§ Brief
In the listing below, locate the line containing "Recreate this image" and the line containing "import pandas as pd". Output both of them and every line between, exactly as written, and nothing more.

[start of Data entries]

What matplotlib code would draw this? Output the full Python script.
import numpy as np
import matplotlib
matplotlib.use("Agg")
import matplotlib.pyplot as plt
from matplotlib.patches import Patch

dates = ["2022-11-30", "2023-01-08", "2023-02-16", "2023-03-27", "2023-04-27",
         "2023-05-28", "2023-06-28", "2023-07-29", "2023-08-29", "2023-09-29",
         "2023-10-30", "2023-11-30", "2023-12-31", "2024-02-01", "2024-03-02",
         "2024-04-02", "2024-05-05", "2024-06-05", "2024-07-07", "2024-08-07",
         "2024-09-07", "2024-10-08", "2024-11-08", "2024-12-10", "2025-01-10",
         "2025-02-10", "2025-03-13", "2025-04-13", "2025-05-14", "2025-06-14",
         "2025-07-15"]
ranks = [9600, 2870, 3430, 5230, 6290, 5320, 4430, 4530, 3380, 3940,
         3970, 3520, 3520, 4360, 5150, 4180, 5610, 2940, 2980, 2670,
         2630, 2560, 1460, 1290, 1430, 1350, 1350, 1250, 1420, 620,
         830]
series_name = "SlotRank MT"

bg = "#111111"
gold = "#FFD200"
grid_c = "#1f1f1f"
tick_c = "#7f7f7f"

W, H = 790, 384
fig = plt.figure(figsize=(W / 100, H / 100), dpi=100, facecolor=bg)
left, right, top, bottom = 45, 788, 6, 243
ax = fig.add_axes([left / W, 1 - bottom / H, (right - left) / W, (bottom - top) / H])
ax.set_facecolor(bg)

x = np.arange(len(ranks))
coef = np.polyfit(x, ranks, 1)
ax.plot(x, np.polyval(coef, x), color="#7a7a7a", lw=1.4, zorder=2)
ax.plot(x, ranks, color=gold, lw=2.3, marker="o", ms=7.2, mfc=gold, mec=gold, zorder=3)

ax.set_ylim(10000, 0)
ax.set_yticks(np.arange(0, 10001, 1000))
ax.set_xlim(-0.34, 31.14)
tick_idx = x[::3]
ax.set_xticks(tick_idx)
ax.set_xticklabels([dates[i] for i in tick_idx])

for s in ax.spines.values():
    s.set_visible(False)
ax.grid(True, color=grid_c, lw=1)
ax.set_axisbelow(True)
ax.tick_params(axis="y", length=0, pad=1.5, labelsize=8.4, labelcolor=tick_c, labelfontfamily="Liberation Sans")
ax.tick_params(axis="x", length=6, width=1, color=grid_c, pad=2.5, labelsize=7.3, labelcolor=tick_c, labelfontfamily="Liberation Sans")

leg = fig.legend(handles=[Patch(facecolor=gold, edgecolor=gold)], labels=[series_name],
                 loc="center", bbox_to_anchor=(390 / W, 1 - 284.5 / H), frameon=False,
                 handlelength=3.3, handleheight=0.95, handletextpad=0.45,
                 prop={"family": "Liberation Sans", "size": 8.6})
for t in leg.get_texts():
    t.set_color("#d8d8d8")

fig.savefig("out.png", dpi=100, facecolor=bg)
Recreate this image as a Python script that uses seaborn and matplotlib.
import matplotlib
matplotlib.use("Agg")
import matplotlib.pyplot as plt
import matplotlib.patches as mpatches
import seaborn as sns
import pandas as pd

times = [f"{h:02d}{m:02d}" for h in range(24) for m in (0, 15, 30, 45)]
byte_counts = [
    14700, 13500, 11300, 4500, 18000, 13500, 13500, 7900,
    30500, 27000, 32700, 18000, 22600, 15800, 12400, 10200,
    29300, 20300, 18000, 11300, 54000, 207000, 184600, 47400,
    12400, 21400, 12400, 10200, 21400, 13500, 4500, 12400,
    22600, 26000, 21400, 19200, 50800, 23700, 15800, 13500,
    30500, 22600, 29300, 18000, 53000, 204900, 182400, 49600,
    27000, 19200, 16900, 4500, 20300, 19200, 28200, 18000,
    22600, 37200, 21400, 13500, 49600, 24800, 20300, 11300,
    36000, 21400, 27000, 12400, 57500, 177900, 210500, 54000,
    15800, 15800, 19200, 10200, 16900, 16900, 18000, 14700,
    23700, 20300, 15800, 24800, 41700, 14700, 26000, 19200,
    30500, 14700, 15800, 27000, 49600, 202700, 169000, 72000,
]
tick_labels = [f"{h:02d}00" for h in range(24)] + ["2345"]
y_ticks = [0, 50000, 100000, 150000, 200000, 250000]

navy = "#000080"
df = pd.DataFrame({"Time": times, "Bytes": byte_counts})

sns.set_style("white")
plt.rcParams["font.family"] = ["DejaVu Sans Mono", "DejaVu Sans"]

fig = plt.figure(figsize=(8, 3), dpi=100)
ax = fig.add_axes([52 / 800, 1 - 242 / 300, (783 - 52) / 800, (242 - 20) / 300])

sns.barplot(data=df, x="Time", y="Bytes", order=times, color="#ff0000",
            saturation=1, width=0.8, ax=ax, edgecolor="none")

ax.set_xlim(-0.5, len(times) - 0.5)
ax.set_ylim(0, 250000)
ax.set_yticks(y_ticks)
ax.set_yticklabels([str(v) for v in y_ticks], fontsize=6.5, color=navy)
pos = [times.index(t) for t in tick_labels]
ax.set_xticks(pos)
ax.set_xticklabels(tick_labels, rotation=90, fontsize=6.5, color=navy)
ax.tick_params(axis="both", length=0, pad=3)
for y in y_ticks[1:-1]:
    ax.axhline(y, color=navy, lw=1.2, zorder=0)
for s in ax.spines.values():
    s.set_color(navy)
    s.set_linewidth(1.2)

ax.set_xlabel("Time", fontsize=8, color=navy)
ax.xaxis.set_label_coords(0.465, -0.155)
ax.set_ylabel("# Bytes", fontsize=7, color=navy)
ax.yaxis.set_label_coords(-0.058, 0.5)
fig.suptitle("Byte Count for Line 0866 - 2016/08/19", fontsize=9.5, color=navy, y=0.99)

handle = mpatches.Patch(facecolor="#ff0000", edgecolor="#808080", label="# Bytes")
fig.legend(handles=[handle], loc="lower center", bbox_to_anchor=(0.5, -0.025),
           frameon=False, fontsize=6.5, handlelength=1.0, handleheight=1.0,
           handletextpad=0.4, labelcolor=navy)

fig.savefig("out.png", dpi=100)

[end of Data entries]

§ Task solution
Recreate this image as a Python script that uses seaborn and matplotlib.
import matplotlib
matplotlib.use("Agg")
import matplotlib.pyplot as plt
import matplotlib.patches as mpatches
import seaborn as sns
import pandas as pd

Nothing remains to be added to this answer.